Important Legislative Updates in New York



By Colleen M. Meenan Esq.

This fall Governor Kathy Hochul signed several significant employment bills into law which impact employee rights and protections within New York.

On September 15, 2023, a law took effect providing employees with stronger intellectual property protections.  This legislation generally makes unenforceable any provision in an employment agreement that requires an employee to assign to the employer an invention that the employee develops on their own time.  The invention must have also been developed without the use of the employer’s equipment, supplies, facilities, or trade secret information to qualify. This statute, also, provides for two exemptions from the unenforceability where the invention may be assigned: (1) if, at the time of conception or reduction to practice, the invention relates to the employer’s business, actual research or development, or anticipated research or development, or (2) if the invention results from the work the employee performs for the employer.
           
Also, in September of 2023, Governor Hochul signed legislation, commonly referred to in other states as the “captive audience” law, banning employers from taking adverse action against employees who fail to attend meetings or listen to communications about the employer’s views on religious and political matters; and, requires employers to post a notice to employees of their rights under the law.  This law was effective immediately when signed by the Governor. What effect this law may have on unionization efforts remains to be seen.
           
On November 13, 2023, Governor Hochul signed legislation which now requires employers to notify employees of their right to file an application for unemployment benefits when the employee is: (1) permanently or indefinitely separated from work; (2) subject to a reduction in work hours; (3) subject to a temporary separation of employment; or (4) “any other interruption of continued employment that results in total or partial unemployment.”

More recently, on November 17, 2023, Governor Hochul signed legislation amending Section 5-336 of New York’s General Obligations Law initially enacted to restrict confidentiality agreements in matters involving sexual harassment unless confidentiality was the employee’s preference, and the employee is given 21 days to consider the agreement and 7 days to revoke it.  The original legislation created more confusion than benefit to employees as the “preference agreement process” inordinately delayed the effectuation of agreements and did not, as some proponents of the legislation expected, deter employers from demanding confidentiality and extensive releases, in exchange for payments for damages.  

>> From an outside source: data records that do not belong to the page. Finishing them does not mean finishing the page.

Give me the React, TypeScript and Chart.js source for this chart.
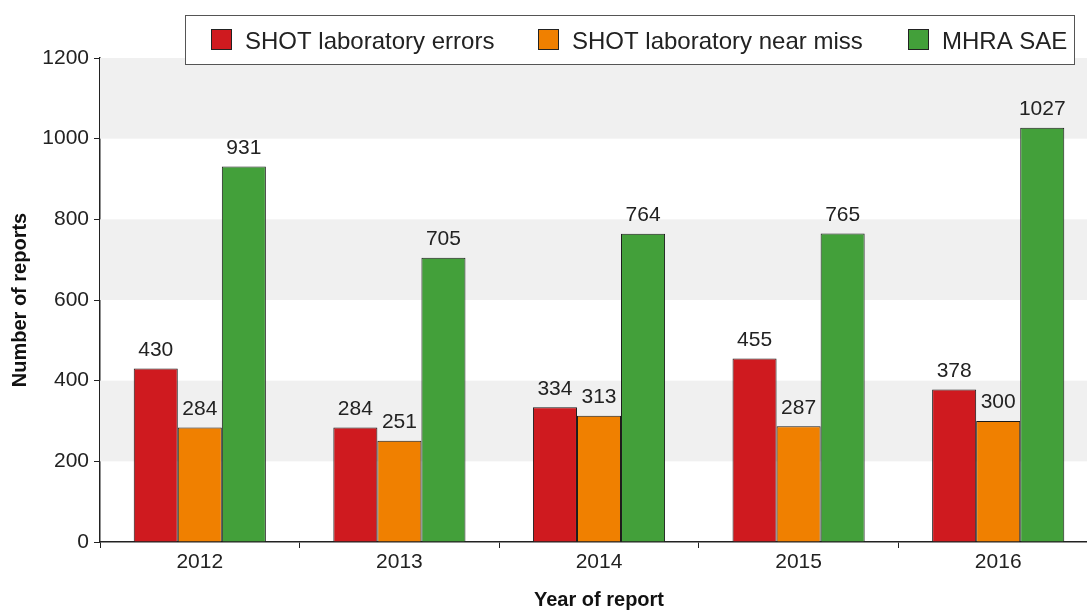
import React, { useEffect, useRef } from "react";
import { Chart, registerables } from "chart.js";

Chart.register(...registerables);

const years = ["2012", "2013", "2014", "2015", "2016"];
const labErrors = [430, 284, 334, 455, 378];
const labNearMiss = [284, 251, 313, 287, 300];
const mhraSae = [931, 705, 764, 765, 1027];
const seriesNames = ["SHOT laboratory errors", "SHOT laboratory near miss", "MHRA SAE"];
const seriesColors = ["#CF1A1F", "#F08000", "#43A03A"];
const bandRanges = [[200, 400], [600, 800], [1000, 1200]];

const FONT = "'Liberation Sans', Arial, sans-serif";

const bandsPlugin = {
  id: "bands",
  beforeDatasetsDraw(chart: any) {
    const { ctx, chartArea, scales } = chart;
    const y = scales.y;
    ctx.save();
    ctx.fillStyle = "#F0F0F0";
    for (const [a, b] of bandRanges) {
      const y1 = y.getPixelForValue(b);
      const y2 = y.getPixelForValue(a);
      ctx.fillRect(chartArea.left, y1, chartArea.right - chartArea.left, y2 - y1);
    }
    ctx.restore();
  },
};

const labelsPlugin = {
  id: "valueLabels",
  afterDatasetsDraw(chart: any) {
    const { ctx } = chart;
    ctx.save();
    ctx.font = `21px ${FONT}`;
    ctx.fillStyle = "#222";
    ctx.textAlign = "center";
    ctx.textBaseline = "bottom";
    chart.data.datasets.forEach((ds: any, i: number) => {
      const meta = chart.getDatasetMeta(i);
      meta.data.forEach((el: any, j: number) => {
        ctx.fillText(String(ds.data[j]), el.x, el.y - 8);
      });
    });
    ctx.restore();
  },
};

const legendPlugin = {
  id: "boxLegend",
  afterDraw(chart: any) {
    const { ctx } = chart;
    ctx.save();
    ctx.fillStyle = "#fff";
    ctx.fillRect(185, 15, 890, 49);
    ctx.strokeStyle = "#555";
    ctx.lineWidth = 1;
    ctx.strokeRect(185.5, 15.5, 889, 49);
    const itemX = [211, 538, 908];
    ctx.font = `24px ${FONT}`;
    ctx.textBaseline = "middle";
    ctx.textAlign = "left";
    seriesNames.forEach((name, i) => {
      ctx.fillStyle = seriesColors[i];
      ctx.fillRect(itemX[i], 29, 21, 21);
      ctx.strokeStyle = "#222";
      ctx.strokeRect(itemX[i] + 0.5, 29.5, 20, 20);
      ctx.fillStyle = "#222";
      ctx.fillText(name, itemX[i] + 34, 42);
    });
    ctx.restore();
  },
};

export default function App() {
  const ref = useRef<HTMLCanvasElement>(null);
  useEffect(() => {
    if (!ref.current) return;
    const data = [labErrors, labNearMiss, mhraSae];
    const chart = new Chart(ref.current, {
      type: "bar",
      data: {
        labels: years,
        datasets: data.map((d, i) => ({
          label: seriesNames[i],
          data: d,
          backgroundColor: seriesColors[i],
          borderColor: "#1a1a1a",
          borderWidth: 1,
          categoryPercentage: 0.662,
          barPercentage: 1.0,
        })),
      },
      options: {
        responsive: false,
        animation: false,
        layout: { padding: { top: 58, right: 2, left: 0, bottom: 0 } },
        plugins: {
          legend: { display: false },
          tooltip: { enabled: false },
        },
        scales: {
          x: {
            grid: {
              offset: true,
              drawOnChartArea: false,
              drawTicks: true,
              tickLength: 6,
              color: "#222",
            },
            border: { display: true, color: "#222", width: 1.5 },
            ticks: { color: "#222", font: { family: FONT, size: 21 }, padding: 2 },
            title: {
              display: true,
              text: "Year of report",
              color: "#111",
              font: { family: FONT, size: 20, weight: "bold", lineHeight: 1 },
              padding: 0,
            },
            afterFit: (s: any) => {
              s.height = 68;
            },
          },
          y: {
            min: 0,
            max: 1200,
            ticks: {
              stepSize: 200,
              color: "#222",
              font: { family: FONT, size: 21 },
              padding: 5,
              callback: (v: any) => String(v),
            },
            grid: {
              drawOnChartArea: false,
              drawTicks: true,
              tickLength: 6,
              color: "#222",
            },
            border: { display: true, color: "#222", width: 1.5 },
            title: {
              display: true,
              text: "Number of reports",
              color: "#111",
              font: { family: FONT, size: 20, weight: "bold" },
              padding: { top: 8, bottom: 0 },
            },
            afterFit: (s: any) => {
              s.width = 100;
            },
          },
        },
      },
      plugins: [bandsPlugin, labelsPlugin, legendPlugin],
    });
    return () => chart.destroy();
  }, []);
  return (
    <div style={{ position: "fixed", left: 0, top: 0, width: 1087, height: 610, overflow: "hidden", background: "#fff" }}>
      <canvas ref={ref} width={1100} height={610} style={{ display: "block", width: 1100, height: 610 }} />
    </div>
  );
}
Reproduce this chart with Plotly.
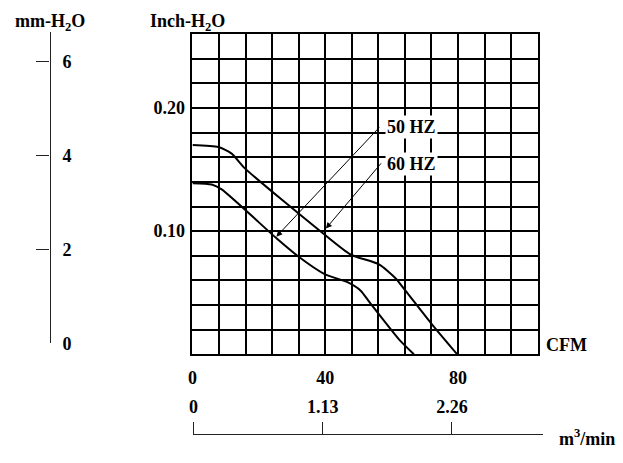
import plotly.graph_objects as go

# ---- data ----
cfm_60hz = [0, 7.8, 11.8, 15.8, 39.3, 47.6, 56.2, 61.1, 64.1, 72.2, 79.7]
inch_60hz = [0.170, 0.1683, 0.163, 0.151, 0.0982, 0.081, 0.073, 0.0619, 0.0518, 0.024, 0.0]

cfm_50hz = [0, 5.8, 8.8, 25.3, 31.8, 39.8, 46.7, 50.6, 53.6, 62.2, 66.7]
inch_50hz = [0.139, 0.1379, 0.1339, 0.0942, 0.0796, 0.0651, 0.0585, 0.0518, 0.0413, 0.0121, 0.0]

cfm_ticks = [0, 40, 80]
cfm_ticktext = ["0", "40", "80"]
inch_ticks = [0.10, 0.20]
inch_ticktext = ["0.10", "0.20"]
mm_ticks = [0, 2, 4, 6]
mm_ticktext = ["0", "2", "4", "6"]
m3_ticks = [0, 1.13, 2.26]
m3_ticktext = ["0", "1.13", "2.26"]

W, H = 623, 463
FONT = "Liberation Serif"
fsz = 18


def px_x(p):
    return p / W


def px_y(p):
    return 1 - p / H


bold = dict(family=FONT, size=fsz, color="black", weight="bold")

fig = go.Figure()

for xs, ys, name in [(cfm_60hz, inch_60hz, "60 HZ"), (cfm_50hz, inch_50hz, "50 HZ")]:
    fig.add_trace(go.Scatter(x=xs, y=ys, mode="lines", name=name,
                             line=dict(color="black", width=2, shape="spline", smoothing=0.6),
                             hoverinfo="skip", showlegend=False))

# invisible anchor traces for the auxiliary axes
fig.add_trace(go.Scatter(x=[0] * len(mm_ticks), y=mm_ticks, xaxis="x2", yaxis="y2",
                         mode="markers", marker=dict(opacity=0), hoverinfo="skip", showlegend=False))
fig.add_trace(go.Scatter(x=m3_ticks, y=[0] * len(m3_ticks), xaxis="x3", yaxis="y3",
                         mode="markers", marker=dict(opacity=0), hoverinfo="skip", showlegend=False))

grid = dict(showgrid=True, gridcolor="black", gridwidth=2)

fig.update_layout(
    width=W, height=H, margin=dict(l=0, r=0, t=0, b=0),
    paper_bgcolor="white", plot_bgcolor="rgba(0,0,0,0)",
    xaxis=dict(domain=[px_x(189), px_x(537)], range=[0, 104],
               tickvals=cfm_ticks, ticktext=cfm_ticktext, tickfont=bold,
               ticks="", ticklabelstandoff=6,
               minor=dict(dtick=8, tick0=0, showgrid=True, gridcolor="black", gridwidth=2),
               showline=True, mirror=True, linecolor="black", linewidth=2,
               zeroline=False, fixedrange=True, **grid),
    yaxis=dict(domain=[px_y(362), px_y(35)], range=[0, 0.26],
               tickvals=inch_ticks, ticktext=inch_ticktext, tickfont=bold,
               ticks="", ticklabelstandoff=2,
               minor=dict(dtick=0.02, tick0=0, showgrid=True, gridcolor="black", gridwidth=2),
               showline=True, mirror=True, linecolor="black", linewidth=2,
               zeroline=False, fixedrange=True, **grid),
    xaxis2=dict(domain=[0, 0.005], visible=False, anchor="y2", range=[0, 1]),
    yaxis2=dict(domain=[px_y(351), px_y(33)], range=[0, 6.625], anchor="free",
                position=px_x(45), side="right", ticks="inside", ticklen=13,
                tickwidth=1.3, tickcolor="#222", showline=True, linecolor="#222",
                linewidth=1.3, showgrid=False, zeroline=False,
                tickvals=mm_ticks, ticktext=mm_ticktext, tickfont=bold,
                ticklabelstandoff=8),
    xaxis3=dict(domain=[px_x(190), px_x(542)], range=[0, 3.053], anchor="free",
                position=px_y(444), side="top", ticks="outside", ticklen=12,
                tickwidth=1.3, tickcolor="#222", showline=True, linecolor="#222",
                linewidth=1.3, showgrid=False, zeroline=False,
                tickvals=m3_ticks, ticktext=m3_ticktext, tickfont=bold,
                ticklabelstandoff=2),
    yaxis3=dict(domain=[0, 0.005], visible=False, anchor="x3", range=[0, 1]),
)

texts = [
    ("mm-H<sub>2</sub>O", 8, 23, "left"),
    ("Inch-H<sub>2</sub>O", 144, 23, "left"),
    ("CFM", 543, 353, "left"),
    ("m<sup>3</sup>/min", 556, 447, "left"),
]
for t, x, y, xa in texts:
    fig.add_annotation(text=t, x=px_x(x), y=px_y(y), xref="paper", yref="paper",
                       xanchor=xa, yanchor="middle", showarrow=False, font=bold)

# curve labels with leader arrows
labels = [("50 HZ", 383, 130, 25.26, 0.0955, 56.7, 0.1855),
          ("60 HZ", 383, 168, 40.2, 0.1021, 57.2, 0.1563)]
for t, lx, ly, hx, hy, tx, ty in labels:
    fig.add_annotation(text=t, x=px_x(lx), y=px_y(ly), xref="paper", yref="paper",
                       xanchor="left", yanchor="middle", showarrow=False, font=bold,
                       bgcolor="white")
    fig.add_annotation(text="", x=hx, y=hy, ax=tx, ay=ty, xref="x", yref="y",
                       axref="x", ayref="y", showarrow=True, arrowhead=2,
                       arrowsize=1.2, arrowwidth=1, arrowcolor="black")

fig.write_html("out.html")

The new law, likewise, provides no deterrence against non-disclosure terms, as the statute does not make such a term unenforceable. Rather, the statute expands those claims which now may be included in the “preference agreement process.” In addition, the 21- day review period is now waivable because the statute provides the complainant “shall have up to twenty-one days” with 7 days to revoke.  
           
The new law also provides that no release shall be enforceable if the agreement includes; (1) a liquidated damage provision for the employee’s violation of a non-disclosure or non-disparagement clause; (2) a forfeiture provision for all or part of the consideration paid by employer form violation of nondisclosure or non-disparagement clause or (3) an affirmative statement that the employee was not subject to unlawful discrimination, harassment or retaliation.

It remains unclear whether these new provisions apply only to a separation agreement reached prior to litigation or to agreements reached between the parties after the commencement of litigation, or to both.  This potential for confusion is because Section 5003-B of the CPLR was not amended and continues to require employees to wait the full 21 days before signing an agreement containing a nondisclosure provision that would prevent the disclosure of the underlying facts and circumstances in any discrimination claim.  Thus, it remains an open question as to whether the 21-day consideration period for nondisclosure provisions is waivable pre-litigation, as provided by Section 5-336, but remains non-waivable if the discrimination claim has been filed in court, where the CPLR applies.
           
Beginning March 12, 2024, employees will gain new privacy protections for their personal social media accounts when a new law takes effect prohibiting New York employers from requesting, requiring, or coercing an applicant or employee to: (1) disclose login information for personal social media accounts, or (2) access personal social media accounts in the employer’s presence. The law also prohibits retaliation against an applicant or employee who refuses an employer’s request to provide the information.  Also, the employer cannot copy or use social media information unlawfully obtained from an applicant or employee’s personal social media account.  Notably, there are several exceptions, including where an employee’s social media account is used for business purposes.

Also, beginning March 13, 2024, the minimum salary that white-collar employees must earn to be exempt from NYS DOL Article 6’s requirements will rise from $900 to $1300 per week.  This law also outlines the specific pay practices that employers in the state must comply with, including the timing of wage payments and direct deposits.